* [What you will do]:
Below is some material; set it all down exactly, apart from the pictures.

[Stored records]
# # #

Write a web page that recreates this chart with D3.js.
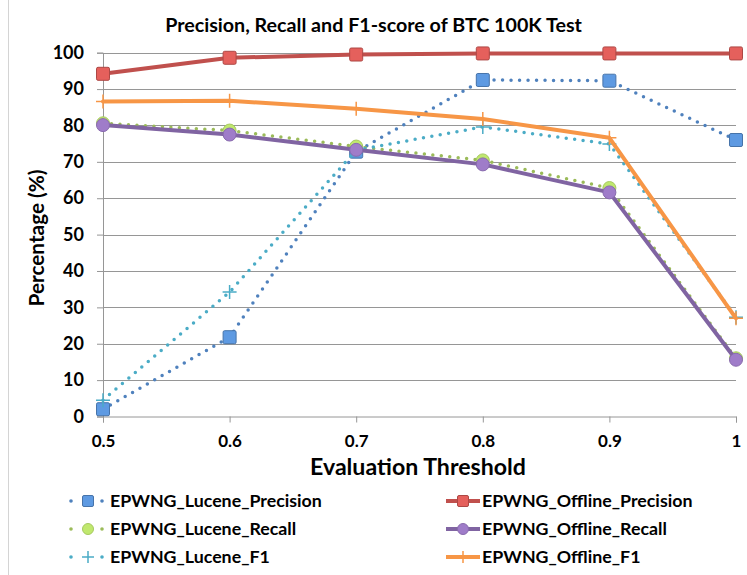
<!DOCTYPE html>
<html><head><meta charset="utf-8">
<script src="https://cdn.jsdelivr.net/npm/d3@7"></script>
<style>body{margin:0;background:#fff}svg{display:block}</style>
</head><body><svg id="c" width="747" height="575"></svg>
<script>
const thresholds = [0.5, 0.6, 0.7, 0.8, 0.9, 1];
const xTickLabels = ["0.5","0.6","0.7","0.8","0.9","1"];
const yTicks = [0,10,20,30,40,50,60,70,80,90,100];
const lucenePrecision = [2, 21.8, 72.8, 92.5, 92.3, 76];
const luceneRecall = [80.6, 78.6, 74.2, 70.4, 62.8, 16];
const luceneF1 = [4.5, 34.2, 73.2, 79.6, 74.9, 27.3];
const offlinePrecision = [94.2, 98.6, 99.5, 99.8, 99.8, 99.8];
const offlineRecall = [80.1, 77.5, 73.3, 69.3, 61.6, 15.6];
const offlineF1 = [86.6, 86.8, 84.6, 81.8, 76.6, 27];

const series = [
  {name:"EPWNG_Lucene_Precision", values:lucenePrecision, color:"#4F81BD", dotted:true, marker:"square"},
  {name:"EPWNG_Lucene_Recall", values:luceneRecall, color:"#9BBB59", dotted:true, marker:"circle"},
  {name:"EPWNG_Lucene_F1", values:luceneF1, color:"#4BACC6", dotted:true, marker:"plus"},
  {name:"EPWNG_Offline_Precision", values:offlinePrecision, color:"#C0504D", dotted:false, marker:"square"},
  {name:"EPWNG_Offline_Recall", values:offlineRecall, color:"#8064A2", dotted:false, marker:"circle"},
  {name:"EPWNG_Offline_F1", values:offlineF1, color:"#F79646", dotted:false, marker:"plus"}
];

const svg = d3.select("#c");
const font = "Lato, 'Liberation Sans', Arial, sans-serif";
const x = d3.scaleLinear().domain([0.5,1]).range([103,736]);
const y = d3.scaleLinear().domain([0,100]).range([416.5,52.7]);

function fit(sel, target) {
  const n = sel.node();
  const w = n.getComputedTextLength();
  const fs = parseFloat(sel.attr("font-size"));
  sel.attr("font-size", (fs*target/w).toFixed(2));
  return sel;
}

svg.append("line").attr("x1",8.5).attr("x2",8.5).attr("y1",0).attr("y2",575).attr("stroke","#d4d4d4");

// gridlines
svg.append("g").selectAll("line").data(yTicks.filter(d=>d>0)).join("line")
  .attr("x1",x(0.5)).attr("x2",x(1)).attr("y1",d=>Math.round(y(d))+0.5).attr("y2",d=>Math.round(y(d))+0.5)
  .attr("stroke","#969696").attr("stroke-width",1);

// y axis
const yAxis = d3.axisLeft(y).tickValues(yTicks).tickSize(6).tickPadding(13).tickFormat(d3.format("d"));
const gy = svg.append("g").attr("transform",`translate(${x(0.5)},0)`).call(yAxis);
gy.select(".domain").attr("stroke","#969696");
gy.selectAll(".tick line").attr("stroke","#969696");
gy.selectAll("text").attr("font-family",font).attr("font-weight","bold").attr("font-size",18).attr("fill","#000");

// x axis
const xAxis = d3.axisBottom(x).tickValues(thresholds).tickSize(6).tickPadding(17).tickFormat((d,i)=>xTickLabels[i]);
const gx = svg.append("g").attr("transform",`translate(0,${y(0)})`).call(xAxis);
gx.select(".domain").attr("stroke","#969696");
gx.selectAll(".tick line").attr("stroke","#969696");
gx.selectAll("text").attr("font-family",font).attr("font-weight","bold").attr("font-size",17).attr("fill","#000").attr("dy","0.45em");

// titles
fit(svg.append("text").attr("x",373.5).attr("y",32).attr("text-anchor","middle").attr("font-family",font)
  .attr("font-weight","bold").attr("font-size",20).text("Precision, Recall and F1-score of BTC 100K Test"), 417);
fit(svg.append("text").attr("x",418).attr("y",475).attr("text-anchor","middle").attr("font-family",font)
  .attr("font-weight","bold").attr("font-size",22).text("Evaluation Threshold"), 216);
fit(svg.append("text").attr("transform","translate(44,238) rotate(-90)").attr("text-anchor","middle").attr("font-family",font)
  .attr("font-weight","bold").attr("font-size",17).text("Percentage (%)"), 137);

const line = d3.line().x((d,i)=>x(thresholds[i])).y(d=>y(d));

function drawMarker(g, type, color, cx, cy, s) {
  if (type==="square") {
    g.append("rect").attr("x",cx-s/2).attr("y",cy-s/2).attr("width",s).attr("height",s).attr("rx",1.5)
      .attr("fill",d3.color(color).brighter(0.5)).attr("stroke",d3.color(color).darker(0.3)).attr("stroke-width",1);
  } else if (type==="circle") {
    g.append("circle").attr("cx",cx).attr("cy",cy).attr("r",s/2)
      .attr("fill",d3.color(color).brighter(0.6)).attr("stroke",d3.color(color).brighter(0.2)).attr("stroke-width",1);
  } else {
    g.append("path").attr("d",`M${cx-s/2},${cy}H${cx+s/2}M${cx},${cy-s/2}V${cy+s/2}`)
      .attr("stroke",color).attr("stroke-width",1.5);
  }
}

const plot = svg.append("g");
series.forEach(s=>{
  const g = plot.append("g");
  g.append("path").attr("d",line(s.values)).attr("fill","none").attr("stroke",s.color)
    .attr("stroke-width",s.dotted?3.5:4).attr("stroke-linecap","round").attr("stroke-linejoin","round")
    .attr("stroke-dasharray",s.dotted?"0,8.5":null);
  s.values.forEach((v,i)=>drawMarker(g,s.marker,s.color,x(thresholds[i]),y(v),s.marker==="plus"?14:13));
});

// legend
const legend = svg.append("g");
series.forEach((s,k)=>{
  const col = k<3?0:1, row = k%3;
  const ly = 501 + row*28;
  const g = legend.append("g");
  let t;
  if (col===0) {
    [71,102].forEach(px=>g.append("circle").attr("cx",px).attr("cy",ly).attr("r",1.8).attr("fill",s.color));
    drawMarker(g,s.marker,s.color,88,ly,s.marker==="plus"?12:11);
    t = g.append("text").attr("x",110).attr("y",ly+6).attr("font-family",font).attr("font-weight","bold").attr("font-size",17).text(s.name);
  } else {
    g.append("line").attr("x1",446).attr("x2",480).attr("y1",ly).attr("y2",ly).attr("stroke",s.color).attr("stroke-width",4);
    drawMarker(g,s.marker,s.color,463,ly,s.marker==="plus"?12:11);
    t = g.append("text").attr("x",482).attr("y",ly+6).attr("font-family",font).attr("font-weight","bold").attr("font-size",17).text(s.name);
  }
  if (k===0) { fit(t, 212); }
});
const lfs = legend.select("text").attr("font-size");
legend.selectAll("text").attr("font-size", lfs);
</script></body></html>
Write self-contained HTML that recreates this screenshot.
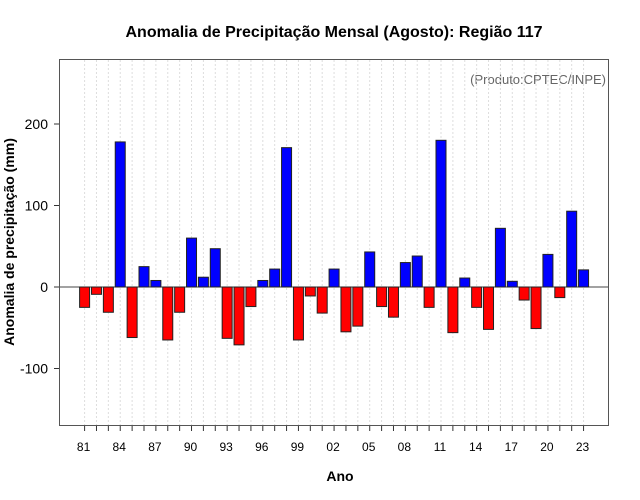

# # #

* [Problem solution]:
Write a web page that recreates this chart with D3.js.
<!DOCTYPE html>
<html><head><meta charset="utf-8">
<script src="https://cdn.jsdelivr.net/npm/d3@7"></script>
<style>body{margin:0;background:#fff}svg{display:block}</style>
</head><body><svg id="c" width="747" height="575"></svg>
<script>
const thresholds = [0.5, 0.6, 0.7, 0.8, 0.9, 1];
const xTickLabels = ["0.5","0.6","0.7","0.8","0.9","1"];
const yTicks = [0,10,20,30,40,50,60,70,80,90,100];
const lucenePrecision = [2, 21.8, 72.8, 92.5, 92.3, 76];
const luceneRecall = [80.6, 78.6, 74.2, 70.4, 62.8, 16];
const luceneF1 = [4.5, 34.2, 73.2, 79.6, 74.9, 27.3];
const offlinePrecision = [94.2, 98.6, 99.5, 99.8, 99.8, 99.8];
const offlineRecall = [80.1, 77.5, 73.3, 69.3, 61.6, 15.6];
const offlineF1 = [86.6, 86.8, 84.6, 81.8, 76.6, 27];

const series = [
  {name:"EPWNG_Lucene_Precision", values:lucenePrecision, color:"#4F81BD", dotted:true, marker:"square"},
  {name:"EPWNG_Lucene_Recall", values:luceneRecall, color:"#9BBB59", dotted:true, marker:"circle"},
  {name:"EPWNG_Lucene_F1", values:luceneF1, color:"#4BACC6", dotted:true, marker:"plus"},
  {name:"EPWNG_Offline_Precision", values:offlinePrecision, color:"#C0504D", dotted:false, marker:"square"},
  {name:"EPWNG_Offline_Recall", values:offlineRecall, color:"#8064A2", dotted:false, marker:"circle"},
  {name:"EPWNG_Offline_F1", values:offlineF1, color:"#F79646", dotted:false, marker:"plus"}
];

const svg = d3.select("#c");
const font = "Lato, 'Liberation Sans', Arial, sans-serif";
const x = d3.scaleLinear().domain([0.5,1]).range([103,736]);
const y = d3.scaleLinear().domain([0,100]).range([416.5,52.7]);

function fit(sel, target) {
  const n = sel.node();
  const w = n.getComputedTextLength();
  const fs = parseFloat(sel.attr("font-size"));
  sel.attr("font-size", (fs*target/w).toFixed(2));
  return sel;
}

svg.append("line").attr("x1",8.5).attr("x2",8.5).attr("y1",0).attr("y2",575).attr("stroke","#d4d4d4");

// gridlines
svg.append("g").selectAll("line").data(yTicks.filter(d=>d>0)).join("line")
  .attr("x1",x(0.5)).attr("x2",x(1)).attr("y1",d=>Math.round(y(d))+0.5).attr("y2",d=>Math.round(y(d))+0.5)
  .attr("stroke","#969696").attr("stroke-width",1);

// y axis
const yAxis = d3.axisLeft(y).tickValues(yTicks).tickSize(6).tickPadding(13).tickFormat(d3.format("d"));
const gy = svg.append("g").attr("transform",`translate(${x(0.5)},0)`).call(yAxis);
gy.select(".domain").attr("stroke","#969696");
gy.selectAll(".tick line").attr("stroke","#969696");
gy.selectAll("text").attr("font-family",font).attr("font-weight","bold").attr("font-size",18).attr("fill","#000");

// x axis
const xAxis = d3.axisBottom(x).tickValues(thresholds).tickSize(6).tickPadding(17).tickFormat((d,i)=>xTickLabels[i]);
const gx = svg.append("g").attr("transform",`translate(0,${y(0)})`).call(xAxis);
gx.select(".domain").attr("stroke","#969696");
gx.selectAll(".tick line").attr("stroke","#969696");
gx.selectAll("text").attr("font-family",font).attr("font-weight","bold").attr("font-size",17).attr("fill","#000").attr("dy","0.45em");

// titles
fit(svg.append("text").attr("x",373.5).attr("y",32).attr("text-anchor","middle").attr("font-family",font)
  .attr("font-weight","bold").attr("font-size",20).text("Precision, Recall and F1-score of BTC 100K Test"), 417);
fit(svg.append("text").attr("x",418).attr("y",475).attr("text-anchor","middle").attr("font-family",font)
  .attr("font-weight","bold").attr("font-size",22).text("Evaluation Threshold"), 216);
fit(svg.append("text").attr("transform","translate(44,238) rotate(-90)").attr("text-anchor","middle").attr("font-family",font)
  .attr("font-weight","bold").attr("font-size",17).text("Percentage (%)"), 137);

const line = d3.line().x((d,i)=>x(thresholds[i])).y(d=>y(d));

function drawMarker(g, type, color, cx, cy, s) {
  if (type==="square") {
    g.append("rect").attr("x",cx-s/2).attr("y",cy-s/2).attr("width",s).attr("height",s).attr("rx",1.5)
      .attr("fill",d3.color(color).brighter(0.5)).attr("stroke",d3.color(color).darker(0.3)).attr("stroke-width",1);
  } else if (type==="circle") {
    g.append("circle").attr("cx",cx).attr("cy",cy).attr("r",s/2)
      .attr("fill",d3.color(color).brighter(0.6)).attr("stroke",d3.color(color).brighter(0.2)).attr("stroke-width",1);
  } else {
    g.append("path").attr("d",`M${cx-s/2},${cy}H${cx+s/2}M${cx},${cy-s/2}V${cy+s/2}`)
      .attr("stroke",color).attr("stroke-width",1.5);
  }
}

const plot = svg.append("g");
series.forEach(s=>{
  const g = plot.append("g");
  g.append("path").attr("d",line(s.values)).attr("fill","none").attr("stroke",s.color)
    .attr("stroke-width",s.dotted?3.5:4).attr("stroke-linecap","round").attr("stroke-linejoin","round")
    .attr("stroke-dasharray",s.dotted?"0,8.5":null);
  s.values.forEach((v,i)=>drawMarker(g,s.marker,s.color,x(thresholds[i]),y(v),s.marker==="plus"?14:13));
});

// legend
const legend = svg.append("g");
series.forEach((s,k)=>{
  const col = k<3?0:1, row = k%3;
  const ly = 501 + row*28;
  const g = legend.append("g");
  let t;
  if (col===0) {
    [71,102].forEach(px=>g.append("circle").attr("cx",px).attr("cy",ly).attr("r",1.8).attr("fill",s.color));
    drawMarker(g,s.marker,s.color,88,ly,s.marker==="plus"?12:11);
    t = g.append("text").attr("x",110).attr("y",ly+6).attr("font-family",font).attr("font-weight","bold").attr("font-size",17).text(s.name);
  } else {
    g.append("line").attr("x1",446).attr("x2",480).attr("y1",ly).attr("y2",ly).attr("stroke",s.color).attr("stroke-width",4);
    drawMarker(g,s.marker,s.color,463,ly,s.marker==="plus"?12:11);
    t = g.append("text").attr("x",482).attr("y",ly+6).attr("font-family",font).attr("font-weight","bold").attr("font-size",17).text(s.name);
  }
  if (k===0) { fit(t, 212); }
});
const lfs = legend.select("text").attr("font-size");
legend.selectAll("text").attr("font-size", lfs);
</script></body></html>
Write self-contained HTML that recreates this screenshot.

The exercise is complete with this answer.